The matter - and the role of the House of Rothschild and the terms of the loan - caused much debate in Parliament. On 21 February 1876, in a Resolution Adjourned Debate in reply to the question "That a sum, not exceeding £4,080,000, be granted to Her Majesty, to enable Her Majesty to pay the Purchase Money of the Shares which belonged to the Khedive of Egypt in the Suez Canal, and the Expenses attendant thereon, which will come in course of payment during-the year ending on the 31st day of March 1876?" Disraeli addressed Parliament on the acquisition of the Suez Canal Shares. The last portion of his speech makes clear the real importance of the purchase for the nation. The full text of the debate will be found in the online proceedings of Hansard here, (Hansard CCXXVII (Vol 227)).

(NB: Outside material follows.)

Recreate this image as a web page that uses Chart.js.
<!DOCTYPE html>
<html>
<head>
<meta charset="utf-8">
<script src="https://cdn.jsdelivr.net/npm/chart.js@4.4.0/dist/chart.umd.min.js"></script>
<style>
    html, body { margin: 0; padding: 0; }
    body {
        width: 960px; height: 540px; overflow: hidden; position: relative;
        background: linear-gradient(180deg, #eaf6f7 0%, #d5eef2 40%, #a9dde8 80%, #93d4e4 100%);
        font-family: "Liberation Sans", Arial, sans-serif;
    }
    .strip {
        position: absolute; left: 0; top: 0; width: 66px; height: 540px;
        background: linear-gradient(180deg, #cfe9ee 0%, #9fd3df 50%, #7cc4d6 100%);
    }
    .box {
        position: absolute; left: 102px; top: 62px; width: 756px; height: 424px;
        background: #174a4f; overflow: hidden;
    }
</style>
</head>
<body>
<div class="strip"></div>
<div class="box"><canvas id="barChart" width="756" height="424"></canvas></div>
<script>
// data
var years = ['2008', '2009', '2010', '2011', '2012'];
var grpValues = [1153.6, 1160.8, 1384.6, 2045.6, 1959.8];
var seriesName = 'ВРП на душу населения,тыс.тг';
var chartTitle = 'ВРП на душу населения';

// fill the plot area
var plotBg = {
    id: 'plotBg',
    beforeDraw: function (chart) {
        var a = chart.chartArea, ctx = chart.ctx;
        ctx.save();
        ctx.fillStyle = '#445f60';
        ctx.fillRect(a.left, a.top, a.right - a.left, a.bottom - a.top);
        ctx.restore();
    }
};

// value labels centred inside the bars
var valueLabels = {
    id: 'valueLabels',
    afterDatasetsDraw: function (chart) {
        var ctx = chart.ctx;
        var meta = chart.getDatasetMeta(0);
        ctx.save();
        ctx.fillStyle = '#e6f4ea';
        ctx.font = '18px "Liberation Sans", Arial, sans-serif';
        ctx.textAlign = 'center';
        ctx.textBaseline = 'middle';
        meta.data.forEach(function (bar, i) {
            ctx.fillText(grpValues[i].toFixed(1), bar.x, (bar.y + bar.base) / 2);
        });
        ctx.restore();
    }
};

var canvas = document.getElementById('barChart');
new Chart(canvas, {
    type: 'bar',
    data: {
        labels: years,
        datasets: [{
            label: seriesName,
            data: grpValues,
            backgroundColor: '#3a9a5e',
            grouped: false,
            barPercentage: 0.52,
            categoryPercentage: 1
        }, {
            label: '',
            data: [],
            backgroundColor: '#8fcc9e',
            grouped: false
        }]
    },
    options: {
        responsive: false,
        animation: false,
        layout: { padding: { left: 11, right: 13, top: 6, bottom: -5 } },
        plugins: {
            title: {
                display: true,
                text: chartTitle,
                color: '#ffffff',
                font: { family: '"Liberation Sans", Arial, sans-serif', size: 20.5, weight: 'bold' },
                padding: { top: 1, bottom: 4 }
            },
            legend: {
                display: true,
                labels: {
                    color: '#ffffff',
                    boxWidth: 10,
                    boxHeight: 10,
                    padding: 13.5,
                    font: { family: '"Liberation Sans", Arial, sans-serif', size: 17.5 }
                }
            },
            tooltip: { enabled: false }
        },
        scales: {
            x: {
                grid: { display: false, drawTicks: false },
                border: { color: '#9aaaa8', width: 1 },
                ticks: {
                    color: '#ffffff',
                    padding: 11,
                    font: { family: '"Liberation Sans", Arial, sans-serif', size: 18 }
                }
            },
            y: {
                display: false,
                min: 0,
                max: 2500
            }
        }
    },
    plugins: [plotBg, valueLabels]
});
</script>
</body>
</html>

Suez Canal Purchase Loan, correspondence with the Treasury and Bank of England, 1876
000/573/10, 7 items
Correspondence with the Treasury, Whitehall and the Bank of England concerning the Suez Canal loan and repayment of the money loaned to the British Government by N M Rothschild & Sons. This collection originates from a tin trunk labelled ‘Box 64’ in the New Court vaults containing various items selected on grounds of historical interest by an unknown hand.

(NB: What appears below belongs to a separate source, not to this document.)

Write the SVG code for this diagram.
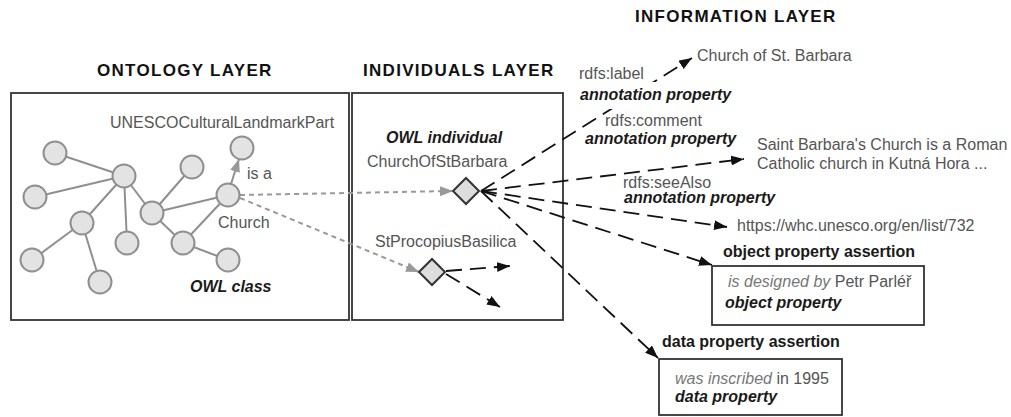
<svg xmlns="http://www.w3.org/2000/svg" width="1011" height="417" viewBox="0 0 1011 417">
<style>
text{font-family:"Liberation Sans",Arial,sans-serif;font-size:16px;fill:#555}
.hdr{font-weight:bold;fill:#111;font-size:17px;letter-spacing:1.3px}
.bi{font-weight:bold;font-style:italic;fill:#1a1a1a}
.b{font-weight:bold;fill:#1a1a1a}
.it{font-style:italic;fill:#777}
.box{fill:#fff;stroke:#333;stroke-width:1.8}
.node{fill:#e3e3e3;stroke:#8f8f8f;stroke-width:2}
.edge{stroke:#8f8f8f;stroke-width:2;fill:none}
.dot{stroke:#999;stroke-width:2;stroke-dasharray:5 4;fill:none}
.dash{stroke:#111;stroke-width:1.8;stroke-dasharray:16 8;fill:none}
.dia{fill:#ddd;stroke:#333;stroke-width:2}
</style>
<defs>
<marker id="ab" markerUnits="userSpaceOnUse" markerWidth="14" markerHeight="10" refX="13" refY="5" orient="auto"><path d="M0,0 L13,5 L0,10 z" fill="#111"/></marker>
<marker id="ag" markerUnits="userSpaceOnUse" markerWidth="14" markerHeight="10" refX="13" refY="5" orient="auto"><path d="M0,0 L13,5 L0,10 z" fill="#999"/></marker>
</defs>
<rect width="1011" height="417" fill="#fff"/>
<g id="layer-headers">
<text class="hdr" x="635" y="22">INFORMATION LAYER</text>
<text class="hdr" x="97" y="76">ONTOLOGY LAYER</text>
<text class="hdr" x="363" y="76">INDIVIDUALS LAYER</text>
</g>
<g id="ontology-layer">
<rect class="box" x="11" y="93" width="338" height="227"/>
<text x="110" y="128">UNESCOCulturalLandmarkPart</text>
<text class="bi" x="190" y="292">OWL class</text>
</g>
<g id="individuals-layer">
<rect class="box" x="352" y="93" width="211" height="227"/>
<text class="bi" x="386" y="143">OWL individual</text>
</g>
<g id="connectors">
<g id="ontology-edges">
<line class="edge" x1="124" y1="176" x2="55" y2="153"/>
<line class="edge" x1="124" y1="176" x2="35" y2="197"/>
<line class="edge" x1="124" y1="176" x2="82" y2="223"/>
<line class="edge" x1="124" y1="176" x2="127" y2="243"/>
<line class="edge" x1="124" y1="176" x2="152" y2="213"/>
<line class="edge" x1="82" y1="223" x2="32" y2="260"/>
<line class="edge" x1="82" y1="223" x2="100" y2="282"/>
<line class="edge" x1="152" y1="213" x2="192" y2="167"/>
<line class="edge" x1="152" y1="213" x2="228" y2="195"/>
<line class="edge" x1="152" y1="213" x2="183" y2="243"/>
<line class="edge" x1="183" y1="243" x2="228" y2="195"/>
<line class="edge" x1="183" y1="243" x2="228" y2="260"/>
<line class="edge" x1="231" y1="184" x2="239" y2="159" marker-end="url(#ag)"/>
</g>
<line class="dot" x1="240" y1="195" x2="453" y2="191" marker-end="url(#ag)"/>
<line class="dot" x1="240" y1="198" x2="419" y2="272" marker-end="url(#ag)"/>
<line class="dash" x1="481" y1="191" x2="692" y2="58" marker-end="url(#ab)"/>
<line class="dash" x1="481" y1="191" x2="744" y2="159" marker-end="url(#ab)"/>
<line class="dash" x1="481" y1="191" x2="727" y2="227" marker-end="url(#ab)"/>
<line class="dash" x1="481" y1="191" x2="712" y2="265" marker-end="url(#ab)"/>
<line class="dash" x1="481" y1="191" x2="658" y2="358" marker-end="url(#ab)"/>
<line class="dash" x1="446" y1="271" x2="510" y2="266" marker-end="url(#ab)"/>
<line class="dash" x1="446" y1="274" x2="500" y2="307" marker-end="url(#ab)"/>
</g>
<g id="class-nodes">
<circle class="node" cx="55" cy="153" r="11.5"/>
<circle class="node" cx="124" cy="176" r="11.5"/>
<circle class="node" cx="35" cy="197" r="11.5"/>
<circle class="node" cx="82" cy="223" r="11.5"/>
<circle class="node" cx="32" cy="260" r="11.5"/>
<circle class="node" cx="100" cy="282" r="11.5"/>
<circle class="node" cx="127" cy="243" r="11.5"/>
<circle class="node" cx="152" cy="213" r="11.5"/>
<circle class="node" cx="192" cy="167" r="11.5"/>
<circle class="node" cx="183" cy="243" r="11.5"/>
<circle class="node" cx="228" cy="260" r="11.5"/>
</g>
<g id="node-unesco">
<circle class="node" cx="242" cy="148" r="11.5"/>
</g>
<g id="node-church">
<circle class="node" cx="228" cy="195" r="11.5"/>
<text x="218" y="228">Church</text>
</g>
<g id="label-is-a"><text x="247" y="179">is a</text></g>
<g id="ind-church-of-st-barbara">
<text x="367" y="167">ChurchOfStBarbara</text>
<polygon class="dia" points="453,191 466,178 479,191 466,204"/>
</g>
<g id="ind-st-procopius">
<text x="375" y="247">StProcopiusBasilica</text>
<polygon class="dia" points="419,272 432,259 445,272 432,285"/>
</g>
<g id="info-label">
<rect x="576" y="82" width="156" height="27" fill="#fff"/>
<text x="579" y="79">rdfs:label</text>
<text class="bi" x="580" y="100">annotation property</text>
<text x="697" y="61">Church of St. Barbara</text>
</g>
<g id="info-comment">
<text x="605" y="126">rdfs:comment</text>
<text class="bi" x="585" y="144">annotation property</text>
<text x="757" y="150">Saint Barbara's Church is a Roman</text>
<text x="757" y="169">Catholic church in Kutná Hora ...</text>
</g>
<g id="info-seealso">
<text x="623" y="188">rdfs:seeAlso</text>
<text class="bi" x="624" y="203">annotation property</text>
<text x="737" y="231">https://whc.unesco.org/en/list/732</text>
</g>
<g id="info-object-property">
<text class="b" x="723" y="257">object property assertion</text>
<rect class="box" x="712" y="266" width="212" height="59"/>
<text x="728" y="287"><tspan class="it">is designed by</tspan> Petr Parléř</text>
<text class="bi" x="725" y="308">object property</text>
</g>
<g id="info-data-property">
<text class="b" x="662" y="347">data property assertion</text>
<rect class="box" x="659" y="359" width="183" height="56"/>
<text x="675" y="384"><tspan class="it">was inscribed</tspan> in 1995</text>
<text class="bi" x="675" y="402">data property</text>
</g>
</svg>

Suez Canal Purchase Loan, sundry papers extracted from the Archive, 1875-1879
000/43/1/1-85, 1 box
Papers relating to the purchase of the Suez Canal shares by the British Government, and repayment of advances made by N M Rothschild to the British Government for the purchase of Suez Canal shares. The papers include correspondence between the London and Paris Rothschild banks, circulars, correspondence (letters and telegrams) with Rothschild agents, the British Treasury, and the Finance Ministry, Cairo, balance sheets and other sundry papers.
The papers in 000/43/1/1-83 were extracted from files in the Private Correspondence, Sundry series XI/109/86, 118, 121 and 122 and the Affaires series, file XI/4/33, Suez Canal - purchase of shares by British Government. 1875-1876, which is believed to have been wholly merged into 000/43/1. It is believed that these papers were extracted by Dr Gershom Knight (former Archivist of the Archive) when Lord Rothschild was researching the book 'You Have It, Madam': the purchase, in 1875, of Suez Canal shares by Disraeli and Baron Lionel de Rothschild, Victor, 3rd Lord Rothschild (London: privately published, 1980). Copies of this volume will be found in the Reading Room and in 000/43/1/85. Folder 000/43/1/84 contains transcripts of the documents, 000/43/1/1-83.
Suez Canal Purchase Loan, official publications, 1875
000/2392, 2 volumes
Government publications: Report from the Select Committee on Loans to Foreign States with the Proceedings of the Committee, House of Commons, 29 July 1875; Report from the Select Committee on Loans to Foreign States with the Proceedings of the Committee, together with the Proceedings of the Committee, Minutes of Evidence, Appendix and Index, House of Commons, 29 July 1875.
Suez Canal Purchase Loan, official publications, 1880
000/1033, 1 volume
Bound printed volume 'Correspondence respecting the Affairs of Egypt' (Harrison & Sons, 1880). Government correspondence regarding the Suez Canal, in French and English. Includes printed transcripts of correspondence, statements, including Rothschild loan decrees, 1879.
Suez Canal: press cuttings, 1869
000/2502/2, 1 item
Extract from The Illustrated London News: 17 April 1869, p392-393. Visit of the Prince and Princess of Wales to the Suez Canal, with accompanying text and engravings.